Durante la etapa republicana, la intersección de las calles Galiano y San Rafael fue sin dudas una de las más importantes de toda la ciudad de La Habana, al punto de llegar a conocerse como “la esquina del pecado”, aunque no por lo que quizás el lector pueda imaginar.
En estas dos calles se hallaban las principales tiendas de ropa masculina y femenina, así como barberías, peluquerías, sombrererías, sastrerías, peleterías, sederías, quincallerías, mueblerías, perfumerías, joyerías, y en general toda la amplia variedad de establecimientos donde la población podía hallar los más disímiles artículos para su comodidad y el buen vestir, dando cumplida satisfacción a todos los gustos, desde los más sencillos y modestos hasta los más refinados y exigentes.
El centro de toda esta zona comercial fue precisamente la intersección de Galiano y San Rafael, donde estaban ubicados cuatro de los establecimientos que más dieron que hablar en aquel entonces: la tienda de ropa y novedades “El Encanto”; la quincallería “La Casa Grande”, donde luego se estableció el “ten cents” de F. W. Woolworth Co; la peletería “La Moda” y el café “La Isla”, este ultimo desapareció en los años 50 del siglo XX, dando paso al moderno edificio de la actual tienda de ropa “Flogar”.

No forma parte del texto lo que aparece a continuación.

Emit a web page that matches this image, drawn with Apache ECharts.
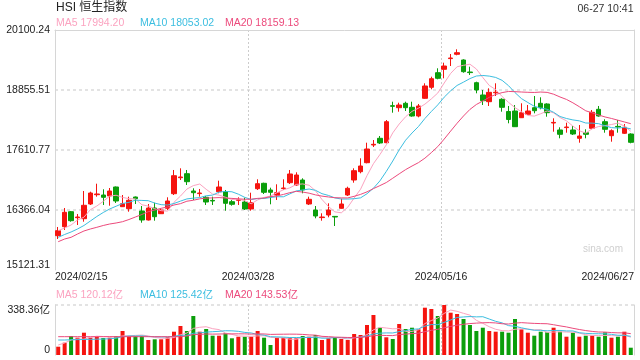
<!DOCTYPE html>
<html><head><meta charset="utf-8">
<script src="https://cdn.jsdelivr.net/npm/echarts@6/dist/echarts.min.js"></script>
<style>html,body{margin:0;padding:0;background:#fff}#c{width:640px;height:360px}</style>
</head><body><div id="c"></div>
<script>
const dates = ['2024/02/15','2024/02/16','2024/02/19','2024/02/20','2024/02/21','2024/02/22','2024/02/23','2024/02/26','2024/02/27','2024/02/28','2024/02/29',
'2024/03/01','2024/03/04','2024/03/05','2024/03/06','2024/03/07','2024/03/08','2024/03/11','2024/03/12','2024/03/13','2024/03/14','2024/03/15','2024/03/18','2024/03/19','2024/03/20','2024/03/21','2024/03/22','2024/03/25','2024/03/26','2024/03/27','2024/03/28',
'2024/04/02','2024/04/03','2024/04/05','2024/04/08','2024/04/09','2024/04/10','2024/04/11','2024/04/12','2024/04/15','2024/04/16','2024/04/17','2024/04/18','2024/04/19','2024/04/22','2024/04/23','2024/04/24','2024/04/25','2024/04/26','2024/04/29','2024/04/30',
'2024/05/02','2024/05/03','2024/05/06','2024/05/07','2024/05/08','2024/05/09','2024/05/10','2024/05/13','2024/05/14','2024/05/16','2024/05/17','2024/05/20','2024/05/21','2024/05/22','2024/05/23','2024/05/24','2024/05/27','2024/05/28','2024/05/29','2024/05/30','2024/05/31',
'2024/06/03','2024/06/04','2024/06/05','2024/06/06','2024/06/07','2024/06/11','2024/06/12','2024/06/13','2024/06/14','2024/06/17','2024/06/18','2024/06/19','2024/06/20','2024/06/21','2024/06/24','2024/06/25','2024/06/26','2024/06/27'];

const opens = [15832.9,16019.6,16330.8,16206.3,16185.6,16490.5,16683.4,16677.2,16656.5,16843.2,16434.5,16393.0,16635.7,16345.3,16158.6,16407.5,16289.3,16401.3,16704.2,17036.1,
17119.1,16760.2,16706.3,16629.5,16565.2,16745.7,16745.7,16538.2,16567.3,16532.0,16386.8,16807.9,16919.9,16781.0,16677.2,16810.0,16932.4,16884.7,16988.4,16490.5,
16366.0,16208.4,16262.3,16233.3,16401.3,16677.2,16988.4,17160.6,17347.3,17714.5,17853.5,17762.2,18529.8,18488.3,18579.6,18496.6,18316.1,18683.3,18911.5,19214.4,
19284.9,19506.9,19596.1,19477.9,19228.9,19006.9,18751.8,18612.8,18797.4,18662.6,18409.5,18419.8,18280.8,18351.4,18488.3,18579.6,18565.1,18170.9,18025.7,18075.5,
18025.7,17853.5,17969.7,18060.9,18455.1,18197.9,17907.4,18100.4,17957.2,17942.7];
const closes = [15936.6,16318.3,16144.1,16220.8,16463.5,16718.7,16698.0,16629.5,16760.2,16552.8,16496.7,16567.3,16600.5,16158.6,16407.5,16227.0,16366.0,16552.8,17077.6,17050.7,
16953.1,16724.9,16718.7,16532.0,16552.8,16843.2,16505.0,16484.3,16579.7,16386.8,16517.5,16911.6,16733.2,16733.2,16724.9,16822.4,17112.9,17092.1,16781.0,16588.0,
16241.6,16220.8,16366.0,16220.8,16490.5,16816.2,17181.3,17278.8,17631.5,17729.0,17756.0,18197.9,18517.4,18544.3,18488.3,18316.1,18523.6,18938.5,19089.9,19098.2,
19353.4,19519.4,19629.3,19235.1,19216.5,18855.5,18633.5,18807.8,18809.9,18496.6,18243.5,18094.2,18384.6,18419.8,18426.1,18488.3,18384.6,18183.3,17936.5,18087.9,
17942.7,17901.2,17936.5,18392.9,18316.1,18040.2,18011.2,18087.9,18081.7,17770.5];
const lows = [15764.4,15951.1,16123.3,16054.9,16123.3,16469.8,16642.0,16469.8,16455.3,16511.3,16428.3,16330.8,16490.5,16102.6,16148.2,16144.1,16283.1,16366.0,16677.2,16988.4,
16884.7,16573.5,16642.0,16469.8,16469.8,16712.5,16351.5,16455.3,16469.8,16366.0,16351.5,16781.0,16698.0,16484.3,16573.5,16781.0,16905.4,16870.2,16712.5,16469.8,
16193.9,16144.1,16214.6,16034.1,16395.1,16656.5,16932.4,17127.4,17334.9,17673.0,17735.2,17749.8,18384.6,18405.3,18419.8,18301.6,18289.2,18675.0,18870.0,19077.5,
19098.2,19353.4,19575.4,19214.4,19166.7,18787.0,18544.3,18523.6,18731.0,18405.3,18164.7,18087.9,18274.6,18336.9,18372.1,18455.1,18301.6,17990.4,17853.5,17969.7,
17922.0,17762.2,17853.5,18040.2,18301.6,17969.7,17783.0,17969.7,17942.7,17749.8];
const highs = [16013.4,16407.5,16345.3,16283.1,16760.2,16745.7,16911.6,16795.5,16822.4,16853.6,16677.2,16642.0,16646.1,16449.0,16490.5,16517.5,16401.3,16629.5,17195.9,17231.1,
17195.9,16816.2,16801.7,16656.5,16642.0,16973.9,16781.0,16573.5,16629.5,16621.2,16724.9,17002.9,16932.4,16828.7,16899.2,17002.9,17195.9,17148.2,17023.7,16642.0,
16449.0,16297.6,16505.0,16241.6,16600.5,16849.4,17231.1,17438.6,17762.2,17818.2,17901.2,18233.1,18612.8,18592.0,18612.8,18612.8,18565.1,18994.5,19131.4,19305.7,
19421.9,19602.3,19699.8,19492.4,19338.9,19027.7,18855.5,18890.8,18994.5,18683.3,18523.6,18544.3,18579.6,18544.3,18731.0,18704.1,18579.6,18268.4,18081.7,18177.1,
18108.7,18129.4,18040.2,18440.6,18523.6,18247.7,18040.2,18233.1,18150.2,17957.2];
// turnover, 亿
const volumes = [56.2,83.2,128.6,117.1,150.9,117.1,123.8,115.0,117.1,128.6,162.4,126.5,128.6,128.6,101.5,106.2,106.2,119.8,157.7,196.2,
162.4,263.9,157.7,175.9,130.6,130.6,146.8,113.0,123.8,123.8,123.8,162.4,117.1,67.7,117.1,117.1,117.1,113.0,128.6,123.8,
135.3,101.5,113.0,117.1,108.3,101.5,142.1,135.3,203.0,270.7,184.7,119.8,108.3,209.8,175.9,184.7,173.9,320.1,311.3,263.9,
338.4,286.3,277.5,243.6,203.0,162.4,184.7,162.4,157.7,157.7,150.9,243.6,173.9,150.9,130.6,157.7,153.6,184.7,157.7,123.8,
150.9,123.8,130.6,130.6,123.8,153.6,117.1,123.8,157.7,49.4];
// moving-average values before a full window exists
const ma5Head = [15936.6,15992.6,16054.9,16158.6];
const ma10Head = [15799.7,15857.8,15909.7,15971.9,16044.5,16137.8,16231.2,16314.2,16386.8];
const ma20Head = [15708.4,15764.4,15799.7,15868.1,15930.4,15971.9,16007.2,16044.5,16075.6,16096.4,16123.3,16168.9,16220.8,16272.7,16330.8,16366.0,16401.3,16428.3,16469.8];
const vma5Head = [67.7,81.2,101.5,108.3];
const vma10Head = [101.5,101.5,103.0,104.0,105.0,106.0,107.0,108.0,110.0];
const vma20Head = [124,124,124,124,124,124,124,124,124,124,124,124,124,124,124,124,124,124,124];

const yTickLabels = ['15121.31','16366.04','17610.77','18855.51','20100.24'];
const xTickLabels = ['2024/02/15','2024/03/28','2024/05/16','2024/06/27'];
const volTickLabels = ['0','338.36亿'];
const mainLegend = ['MA5 17994.20','MA10 18053.02','MA20 18159.13'];
const volLegend = ['MA5 120.12亿','MA10 125.42亿','MA20 143.53亿'];

const yMin = 15121.31, yMax = 20100.24, volMax = 338.36;
const UP = '#f5140f', DOWN = '#0b9e0b';
const C5 = '#fba3c0', C10 = '#3cbee0', C20 = '#ec4a7c';
const BORDER = '#d6d6d6';
const FONT = '"Liberation Sans","Noto Sans CJK SC",sans-serif';

function ma(arr, n, head) {
  return arr.map((v, i) => {
    if (i < n - 1) return head[i];
    let s = 0; for (let k = i - n + 1; k <= i; k++) s += arr[k];
    return +(s / n).toFixed(2);
  });
}

const kdata = dates.map((d, i) => [opens[i], closes[i], lows[i], highs[i]]);
const vdata = volumes.map((v, i) => ({ value: v, itemStyle: { color: closes[i] >= opens[i] ? UP : DOWN } }));

const line = (name, data, color, xi, yi) => ({
  name, type: 'line', data, xAxisIndex: xi, yAxisIndex: yi, symbol: 'none', z: 5,
  lineStyle: { color, width: 1 }, itemStyle: { color }, silent: true
});
const txt = (text, left, top, color, size) => ({
  text, left, top, padding: 0,
  textStyle: { color, fontSize: size, fontWeight: 'normal', fontFamily: FONT }
});
const edgeAxis = (grid, pos) => ({
  type: 'value', gridIndex: grid, position: pos, min: 0, max: 1,
  axisLine: { show: true, onZero: false, lineStyle: { color: BORDER, width: 1 } },
  axisTick: { show: false }, axisLabel: { show: false }, splitLine: { show: false }
});

const chart = echarts.init(document.getElementById('c'), null, { renderer: 'canvas' });
chart.setOption({
  animation: false,
  backgroundColor: '#fff',
  title: [
    txt('HSI 恒生指数', 56, 2, '#222', 12),
    Object.assign(txt('06-27 10:41', null, 4, '#333', 10.5), { right: 6.5, left: undefined }),
    txt(mainLegend[0], 56, 18, C5, 10.5),
    txt(mainLegend[1], 140, 18, C10, 10.5),
    txt(mainLegend[2], 225, 18, C20, 10.5),
    txt(volLegend[0], 56, 289.5, C5, 10.5),
    txt(volLegend[1], 140, 289.5, C10, 10.5),
    txt(volLegend[2], 225, 289.5, C20, 10.5),
    txt('sina.com', 583, 244, '#cfcfcf', 10)
  ],
  grid: [
    { left: 55, right: 6, top: 30, height: 240 },
    { left: 55, right: 6, top: 305, height: 50 }
  ],
  xAxis: [
    { type: 'category', gridIndex: 0, data: dates, boundaryGap: true, position: 'bottom',
      axisLine: { show: false }, axisTick: { show: false }, axisLabel: { show: false }, splitLine: { show: false } },
    { type: 'value', gridIndex: 0, position: 'bottom', min: 0, max: 90, interval: 30,
      axisLine: { show: false }, axisTick: { show: false },
      axisLabel: { formatter: v => xTickLabels[Math.round(v / 30)], color: '#222', fontSize: 10.5, fontFamily: FONT, margin: 2,
        alignMinLabel: 'left', alignMaxLabel: 'right' },
      splitLine: { show: true, lineStyle: { color: ['transparent', '#cccccc', '#cccccc', 'transparent'], width: 1, type: [2, 2] } } },
    { type: 'category', gridIndex: 1, data: dates, boundaryGap: true, position: 'bottom',
      axisLine: { show: false }, axisTick: { show: false }, axisLabel: { show: false }, splitLine: { show: false } },
    { type: 'value', gridIndex: 1, position: 'bottom', min: 0, max: 90, interval: 30,
      axisLine: { show: false }, axisTick: { show: false }, axisLabel: { show: false },
      splitLine: { show: true, lineStyle: { color: ['transparent', '#cccccc', '#cccccc', 'transparent'], width: 1, type: [2, 2] } } },
    edgeAxis(0, 'top')
  ],
  yAxis: [
    { type: 'value', gridIndex: 0, min: yMin, max: yMax, interval: (yMax - yMin) / 4,
      axisLine: { show: true, lineStyle: { color: BORDER } }, axisTick: { show: false },
      axisLabel: { formatter: v => yTickLabels[Math.round((v - yMin) / (yMax - yMin) * 4)], color: '#222', fontSize: 10.5, fontFamily: FONT, margin: 5,
        verticalAlignMinLabel: 'bottom' },
      splitLine: { lineStyle: { color: ['transparent', '#e3e3e3', '#e3e3e3', '#e3e3e3', 'transparent'], width: 2, type: [3, 3] } } },
    { type: 'value', gridIndex: 1, min: 0, max: volMax, interval: volMax,
      axisLine: { show: true, lineStyle: { color: BORDER } }, axisTick: { show: false },
      axisLabel: { formatter: v => volTickLabels[v > 0 ? 1 : 0], color: '#222', fontSize: 10.5, fontFamily: FONT, margin: 5,
        verticalAlignMinLabel: 'bottom', verticalAlignMaxLabel: 'top' },
      splitLine: { lineStyle: { color: ['transparent', '#e3e3e3'], width: 2, type: [3, 3] } } },
    edgeAxis(0, 'right'),
    edgeAxis(1, 'right')
  ],
  series: [
    { name: 'K', type: 'candlestick', xAxisIndex: 0, yAxisIndex: 0, data: kdata, barWidth: 5,
      itemStyle: { color: UP, color0: DOWN, borderColor: UP, borderColor0: DOWN, borderWidth: 1 } },
    line('MA5', ma(closes, 5, ma5Head), C5, 0, 0),
    line('MA10', ma(closes, 10, ma10Head), C10, 0, 0),
    line('MA20', ma(closes, 20, ma20Head), C20, 0, 0),
    { name: 'VOL', type: 'bar', xAxisIndex: 2, yAxisIndex: 1, data: vdata, barWidth: 4 },
    line('VMA5', ma(volumes, 5, vma5Head), C5, 2, 1),
    line('VMA10', ma(volumes, 10, vma10Head), C10, 2, 1),
    line('VMA20', ma(volumes, 20, vma20Head), C20, 2, 1)
  ]
});
</script>
</body></html>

Estos cuatro grandes establecimientos, en el cruce de las calles Galiano y San Rafael, conformaron una de las esquinas más famosas de La Habana, en la primera mitad del siglo XX.
El pueblo comenzó a llamar popularmente como “la esquina del pecado”, ya que, en ella, al decir de un cronista de la época, era “perdonable” el pecado de mirar a las mujeres bonitas que frecuentaban el lugar.
Se convirtió el “ir de tiendas” en el paseo y la diversión predilecta de las habaneras, a las que se unieron, desde luego, los hombres, para contemplar, piropear y admirar a las mujeres, o simplemente conversar con novias o amigas.
De esta forma la esquina de Galiano y San Rafael se convirtió en la «esquina del pecado», donde las habaneras se paseaban con elegantes trajes (que la moda se encargó en aquel tiempo que resaltaran sus encantos femeninos), un ojo puesto en los artículos en venta en las vidrieras y el otro en el posible candidato a novio o esposo, esperando por algún piropo de buen gusto a alguna cortés invitación que pudiera dar paso al tan anhelado idilio amoroso.